From this perspective, FRS is not just a product mechanism but a structural design that enables on-chain assets to have the "ability to enter the Balance Sheet." It addresses not the minting issue but whether assets on-chain can withstand the test of time audit.


If this direction is established, the evolution of FRS may unfold in several directions.


First is the multi-asset unified standard. Precious metals, commodities, infrastructure assets adopting the same q(t) structure, allowing DeFi protocols to use the same logic to handle different types of collateral. A lending protocol that integrates a valuation module that understands the q(t) logic can theoretically directly handle any RWA asset designed based on FRS without the need to develop custom logic for each asset separately. Standardized value will be greatly amplified here.


Second is the adjustable fee mechanism. The current FRS's r is a hardened contract parameter that ensures determinism but sacrifices adaptability. In reality, custody costs will vary with market conditions—vault rentals will increase, insurance rates will fluctuate, audit costs will evolve with compliance requirements. In the future, an on-chain governance mechanism may be introduced to make r adjustable within a certain range, but the adjustment itself will remain transparent, on-chain verifiable, rather than a unilateral decision by the issuer.

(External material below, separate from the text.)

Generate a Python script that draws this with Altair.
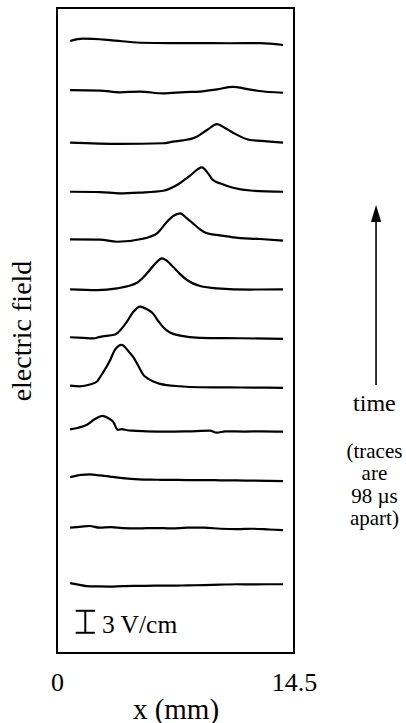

Third is cross-chain consistency. XAGm is currently deployed on Ethereum, with multi-chain extension in the roadmap. Maintaining precise synchronization of the same q(t) state in a multi-chain environment is the next engineering challenge - once even a slight inconsistency in q(t) on different chains occurs, arbitrage opportunities will arise, undermining the strict enforcement of the reserve relationship equation.


This also implies that perhaps the next round of competition for RWA will not take place at the issuance level but at the structural level.